What's next, for Garvey and for Arlington?

A year after the county board suddenly reversed course and canceled the streetcar, the county's current vision is drastically less ambitious than it was five or ten years ago. The only ideas for transportation in Garvey's public statements thus far are small-scale bus improvements like letting people pay the fare before boarding and having signals give them more green time—potentially valuable, certainly, but ultimately likely to have minor impact at best on Columbia Pike's and Crystal City's transit capacity needs.

Garvey has also started criticizing county officials for not moving faster to implement these, even though it was clear when the streetcar was canceled that it would take time to replace a transportation project decades in the making.

A big part of the reason for choosing rail, with its concomitant costs, was to drive significant new development to Columbia Pike, to make it the next booming corridor like (though somewhat more modest than) Rosslyn-Ballston.
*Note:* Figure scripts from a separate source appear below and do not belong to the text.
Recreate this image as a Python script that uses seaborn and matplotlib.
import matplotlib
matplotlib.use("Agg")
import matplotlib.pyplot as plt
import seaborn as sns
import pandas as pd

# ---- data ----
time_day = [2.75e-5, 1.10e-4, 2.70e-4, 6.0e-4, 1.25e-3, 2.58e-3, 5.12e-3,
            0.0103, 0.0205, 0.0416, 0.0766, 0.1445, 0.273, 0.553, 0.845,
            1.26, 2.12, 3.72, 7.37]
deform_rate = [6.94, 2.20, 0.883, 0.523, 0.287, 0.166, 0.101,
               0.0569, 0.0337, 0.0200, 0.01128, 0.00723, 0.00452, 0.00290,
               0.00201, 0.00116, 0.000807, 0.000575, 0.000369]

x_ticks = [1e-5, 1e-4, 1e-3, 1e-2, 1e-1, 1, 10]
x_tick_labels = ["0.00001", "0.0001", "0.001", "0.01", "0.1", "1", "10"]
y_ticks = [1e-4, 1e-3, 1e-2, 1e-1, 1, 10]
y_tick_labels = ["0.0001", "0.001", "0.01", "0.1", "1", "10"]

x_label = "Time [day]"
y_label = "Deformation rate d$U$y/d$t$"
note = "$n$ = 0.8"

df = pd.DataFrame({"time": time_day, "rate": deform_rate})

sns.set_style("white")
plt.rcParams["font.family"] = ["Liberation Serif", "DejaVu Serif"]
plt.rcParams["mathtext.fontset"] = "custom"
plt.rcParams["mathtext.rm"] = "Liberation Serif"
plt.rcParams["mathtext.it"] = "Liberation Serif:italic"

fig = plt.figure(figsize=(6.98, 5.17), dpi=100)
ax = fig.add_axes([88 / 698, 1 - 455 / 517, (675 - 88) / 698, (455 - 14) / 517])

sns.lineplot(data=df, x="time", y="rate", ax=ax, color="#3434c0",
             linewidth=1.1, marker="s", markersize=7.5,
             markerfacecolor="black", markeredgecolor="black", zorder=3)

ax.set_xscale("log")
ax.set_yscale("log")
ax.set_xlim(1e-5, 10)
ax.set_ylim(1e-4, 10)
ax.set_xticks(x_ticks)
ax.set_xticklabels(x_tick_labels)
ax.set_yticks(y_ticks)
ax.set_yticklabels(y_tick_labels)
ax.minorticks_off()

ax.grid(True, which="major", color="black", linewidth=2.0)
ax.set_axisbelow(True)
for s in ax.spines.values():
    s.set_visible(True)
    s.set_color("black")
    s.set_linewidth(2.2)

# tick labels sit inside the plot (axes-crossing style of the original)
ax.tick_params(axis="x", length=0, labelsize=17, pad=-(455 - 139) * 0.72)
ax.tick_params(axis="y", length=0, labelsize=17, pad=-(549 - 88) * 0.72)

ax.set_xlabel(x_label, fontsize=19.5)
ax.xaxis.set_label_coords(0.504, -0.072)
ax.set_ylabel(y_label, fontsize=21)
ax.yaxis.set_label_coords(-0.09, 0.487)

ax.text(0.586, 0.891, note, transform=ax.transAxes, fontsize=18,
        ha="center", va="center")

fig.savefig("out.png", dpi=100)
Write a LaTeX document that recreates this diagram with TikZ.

The plan also used the revenue from this development to pay for large quantities of new and preserved affordable housing.

People can debate whether the streetcar would have done this, or that the reason it's not happening now isn't because of the economy instead, but right now the idea that Columbia Pike will ignite into the county's next big growth area (while protecting lower-income residents) seems distant.

The rhetoric from Arlington used to be one of great vision—that Arlington could grow substantially without adding traffic, could use transit to enormously improve people's mobility and reduce car dependence, and could provide first-class public services to make the county a top place to live. Now the talk at the county board is mostly about customer service, civic participation, and sign regulations—again, all valuable, to be sure, but without big ideas.

It's not just Arlington. There has been a similar trend in many jurisdictions around the region to shrink our ambition and work on little things. But this isn't the kind of thinking that propelled Arlington to transform itself when Metro arrived.

Garvey gains an opponent

Perhaps the coming year will offer opportunities for Arlingtonians to choose a vision once more. Planning Commission member Erik Gutshall has announced he will challenge Garvey for the Democratic nomination in June.

Gutshall said he wants "to engage our community in a forward-looking vision for Arlington." We can look forward to hearing more about what kind of vision he might have in mind. Meanwhile, Garvey will have a few months to start articulating some vision of her own.

It's always easier to criticize the work of others than to get something done yourself. Denouncing the county's work from the sidelines helped Garvey get into office and elect some allies. This year will be a chance for her to demonstrate she can also lead—or have this turn at the chair be her last.